Rückkehr zu G9 wirkt sich auch auf Freiwilligendienste aus

"Sprechen vermehrt Menschen über 27 Jahre an"

Ab nächstem Jahr machen Schülerinnen und Schüler in Nordrhein-Westfalen wieder nach 13 statt nach zwölf Jahren Abitur. Dadurch fällt ein ganzer Abschlussjahrgang weg. Für soziale Dienste fehlt dadurch auch ein Jahrgang Freiwilliger.

Autor/in:
Uta Vorbrodt
Altenpflege (Symbolbild) / © PRASAN MAKSAEN (shutterstock)
Altenpflege (Symbolbild) / © PRASAN MAKSAEN ( shutterstock )

DOMRADIO.DE: Es soll 2026 rund 40.000 Abiturientinnen weniger in NRW geben. Universitäten senken deshalb ihren Numerus clausus und die IHK rät Betrieben, schon frühzeitig auch junge Leute mit anderen Abschlüssen in den Blick zu nehmen. Welche Rolle spielen die Abiturientinnen und Abiturienten für die sozialen Dienste?

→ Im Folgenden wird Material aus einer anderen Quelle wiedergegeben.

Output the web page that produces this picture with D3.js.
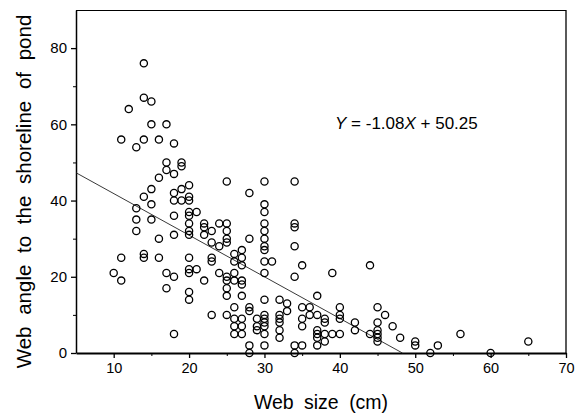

Monika Fecht (Referentin für Medienpädagogik und Öffentlichkeitsarbeit des Freiwilligen sozialen Dienstes im Erzbistum Köln): Bei uns liegt der Anteil an Abiturienten bei circa 60 Prozent. Wir haben auch viele Schüler von Real- und Hauptschulen. Wichtig ist zu erwähnen, dass nur der gymnasiale Abiturjahrgang im nächsten Jahr wegbricht, bei Gesamtschulen und Berufskollegs bleibt er bestehen. Daher rechnen wir im Erzbistum Köln mit ungefähr 25 Prozent weniger Freiwilligen, die uns im nächsten Jahr zur Verfügung stehen. Manche Träger rechnen mit mehr. 

Das unterscheidet sich, je nachdem welche Schulen im Einsatzgebiet besonders häufig vertreten sind, also ob es viele Gesamtschulen, Berufskollegs oder Gymnasien in einem Gebiet gibt.

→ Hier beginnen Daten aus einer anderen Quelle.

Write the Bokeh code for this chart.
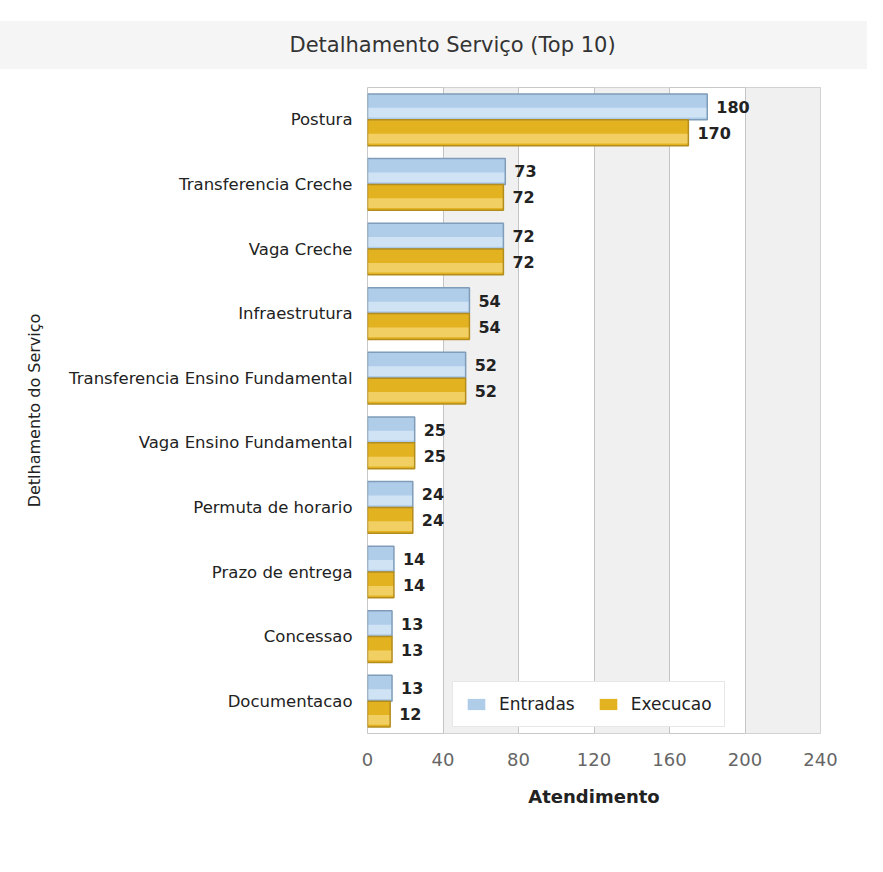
from bokeh.plotting import figure
from bokeh.models import (FactorRange, Range1d, FixedTicker, Legend, LegendItem,
                          ColumnDataSource)
from bokeh.transform import dodge
from bokeh.embed import file_html
from bokeh.resources import INLINE
from bokeh.core.properties import value

# ---- data ----
categories = ["Postura", "Transferencia Creche", "Vaga Creche", "Infraestrutura",
              "Transferencia Ensino Fundamental", "Vaga Ensino Fundamental",
              "Permuta de horario", "Prazo de entrega", "Concessao", "Documentacao"]
entradas = [180, 73, 72, 54, 52, 25, 24, 14, 13, 13]
execucao = [170, 72, 72, 54, 52, 25, 24, 14, 13, 12]
x_ticks = [0, 40, 80, 120, 160, 200, 240]
series_names = ["Entradas", "Execucao"]
title_text = "Detalhamento Serviço (Top 10)"
x_title = "Atendimento"
y_title = "Detlhamento do Serviço"

src = ColumnDataSource(dict(
    cat=categories, ent=entradas, exe=execucao,
    ent_lbl=[str(v) for v in entradas], exe_lbl=[str(v) for v in execucao]))

W, H = 867, 856
FONT = "DejaVu Sans"

p = figure(width=W, height=H, y_range=FactorRange(factors=categories[::-1]),
           x_range=Range1d(0, 240), toolbar_location=None, output_backend="svg",
           min_border_left=367, min_border_right=47, min_border_top=82,
           min_border_bottom=123, title=title_text)
p.background_fill_color = "white"
p.border_fill_color = "white"
p.outline_line_color = "#c8c8c8"
p.outline_line_width = 1

p.title.text_font = FONT
p.title.text_font_size = "21px"
p.title.text_font_style = "normal"
p.title.text_color = "#333333"
p.title.align = "left"
p.title.offset = -378
p.title.background_fill_color = "#f5f5f5"
p.title.padding = (300, 12)
p.title.standoff = 37

p.xgrid.ticker = FixedTicker(ticks=x_ticks)
p.xgrid.grid_line_color = "#c4c4c4"
p.xgrid.band_fill_color = "#f0f0f0"
p.xgrid.band_fill_alpha = 1.0
p.ygrid.grid_line_color = None

BH = 0.4
# Entradas (blue)
r_ent = p.hbar(y=dodge("cat", 0.2, range=p.y_range), left=0, right="ent", height=BH,
               source=src, fill_color="#afcde9", line_color=None)
p.hbar(y=dodge("cat", 0.11, range=p.y_range), left=0, right="ent", height=0.15,
       source=src, fill_color="#cfe3f5", line_color=None)
p.hbar(y=dodge("cat", 0.2, range=p.y_range), left=0, right="ent", height=BH,
       source=src, fill_color=None, line_color="#7f9cb8", line_width=1.5)
# Execucao (gold)
r_exe = p.hbar(y=dodge("cat", -0.2, range=p.y_range), left=0, right="exe", height=BH,
               source=src, fill_color="#e3b220", line_color=None)
p.hbar(y=dodge("cat", -0.29, range=p.y_range), left=0, right="exe", height=0.15,
       source=src, fill_color="#f1cf62", line_color=None)
p.hbar(y=dodge("cat", -0.2, range=p.y_range), left=0, right="exe", height=BH,
       source=src, fill_color=None, line_color="#b38c1e", line_width=1.5)

# value labels
p.text(x="ent", y=dodge("cat", 0.2, range=p.y_range), text="ent_lbl", source=src,
       x_offset=9, text_baseline="middle", text_font=value(FONT),
       text_font_style="bold", text_font_size="16px", text_color="#222222")
p.text(x="exe", y=dodge("cat", -0.2, range=p.y_range), text="exe_lbl", source=src,
       x_offset=9, text_baseline="middle", text_font=value(FONT),
       text_font_style="bold", text_font_size="16px", text_color="#222222")

# axes
p.xaxis.ticker = FixedTicker(ticks=x_ticks)
p.xaxis.axis_line_color = None
p.xaxis.major_tick_line_color = None
p.xaxis.minor_tick_line_color = None
p.xaxis.major_label_standoff = 13
p.xaxis.major_label_text_font = FONT
p.xaxis.major_label_text_font_size = "18px"
p.xaxis.major_label_text_color = "#666666"
p.xaxis.axis_label = x_title
p.xaxis.axis_label_text_font = FONT
p.xaxis.axis_label_text_font_style = "bold"
p.xaxis.axis_label_text_font_size = "18px"
p.xaxis.axis_label_text_color = "#222222"
p.xaxis.axis_label_standoff = 17

p.yaxis.axis_line_color = None
p.yaxis.major_tick_line_color = None
p.yaxis.minor_tick_line_color = None
p.yaxis.major_label_standoff = 9
p.yaxis.major_label_text_font = FONT
p.yaxis.major_label_text_font_size = "16.5px"
p.yaxis.major_label_text_color = "#222222"
p.yaxis.axis_label = y_title
p.yaxis.axis_label_text_font = FONT
p.yaxis.axis_label_text_font_style = "normal"
p.yaxis.axis_label_text_font_size = "16px"
p.yaxis.axis_label_text_color = "#222222"
p.yaxis.axis_label_standoff = 22

legend = Legend(items=[LegendItem(label=series_names[0], renderers=[r_ent]),
                       LegendItem(label=series_names[1], renderers=[r_exe])],
                orientation="horizontal", location=(85, 6))
legend.label_text_font = FONT
legend.label_text_font_size = "17px"
legend.label_text_color = "#222222"
legend.border_line_color = "#cfcfcf"
legend.border_line_width = 1.5
legend.background_fill_color = "white"
legend.background_fill_alpha = 1.0
legend.glyph_width = 22
legend.glyph_height = 14
legend.label_standoff = 12
legend.spacing = 22
legend.padding = 12
legend.margin = 0
p.add_layout(legend, "center")

open("out.html", "w").write(file_html(p, INLINE))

DOMRADIO.DE: Wie ist aktuell das Verhältnis zwischen Angebot und Nachfrage?

Fecht: Das sieht gut aus. Die Zahlen von Freiwilligen steigen gerade wieder und wir haben ein großes Angebot an Einsatzstellen. Im Moment können wir jedem Freiwilligen auch eine Einsatzstelle vermitteln. Wir haben Einsatzstellen in Kitas, Senioreneinrichtungen und Schulen. Wir haben zudem die Bahnhofsmission hier in Köln, die Obdachlosen- oder Suchthilfe. Unsere Einsatzstellen sind ganz vielfältig.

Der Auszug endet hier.